Nach einer erfolgreichen letzten Saison in Brisbane war Margraf voller Zuversicht, doch die Anpassung an ein neues Land und eine neue Liga hat dann natürlich Zeit in Anspruch genommen. "Wenn man zu einem kleinen Verein wie Meppen kommt, muss man in der Liga doppelt so hart arbeiten", sagt Margraf. "Bei meiner ersten Trainingseinheit war ich wirklich nervös, weil ich nicht sicher war, ob ich das Niveau der Bundesliga erreichen würde."
"Verdammter Wahnsinn"
"Das Tempo hier ist ganz anders als in Australien und die Spielerinnen hier sind viel technischer. Das Spiel in Deutschland ist mehr auf einen 'Tika-Taka'-Spielstil ausgerichtet", beschreibt sie die Unterschiede und erinnert sich an ihr erstes Spiel. "Als ich eingewechselt wurde. war ich etwas überrascht von dem Tempo des Spiels." Doch der Unterschied sei nicht so groß gewesen, "dass ich das Gefühl hatte, in der Liga nicht mithalten zu können."

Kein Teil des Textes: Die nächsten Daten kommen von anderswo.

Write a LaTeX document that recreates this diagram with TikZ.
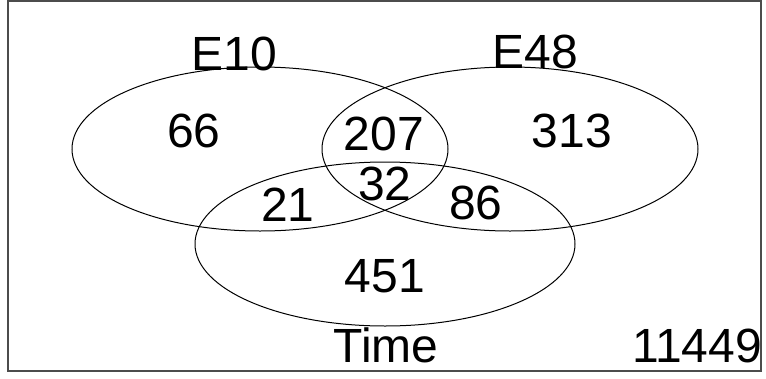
\documentclass[tikz,border=0pt]{standalone}
\usepackage{fontspec}
\setmainfont{Liberation Sans}
\begin{document}
\begin{tikzpicture}[x=1pt,y=-1pt,
  setline/.style={draw=black,line width=1pt},
  lbl/.style={anchor=base,inner sep=0pt,font=\fontsize{48}{52}\selectfont}]
\useasboundingbox (0,0) rectangle (766,378);
% frame
\node[draw=black!70,line width=1.6pt,inner sep=0pt,minimum width=753pt,minimum height=370pt] (frame) at (384.5,186) {};
% sets
\draw[setline] (260,149) ellipse [x radius=188, y radius=82];
\draw[setline] (510,149) ellipse [x radius=188, y radius=82];
\draw[setline] (385,244) ellipse [x radius=190, y radius=82];
% set names
\node[lbl] (e10) at (234,70) {E10};
\node[lbl] (e48) at (535,68) {E48};
\node[lbl] (time) at (386,362) {Time};
% region counts
\node[lbl] (a) at (194,147) {66};
\node[lbl] (ab) at (384,150) {207};
\node[lbl] (b) at (572,147) {313};
\node[lbl] (ac) at (288,221) {21};
\node[lbl] (abc) at (385,200) {32};
\node[lbl] (bc) at (476,219) {86};
\node[lbl] (c) at (385,292) {451};
\node[lbl] (none) at (697,362) {11449};
\end{tikzpicture}
\end{document}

Und eine weitere Erinnerung wird sie für immer behalten und das Glücksgefühl dieses Moments nicht vergessen: Am 7. Spieltag erzielte sie gegen Werder Bremen ihr erstes Bundesliga-Tor. "Es war", sagt Margraf strahlend, "der verdammte Wahnsinn!"
Der Text wurde aus dem Englischen adaptiert.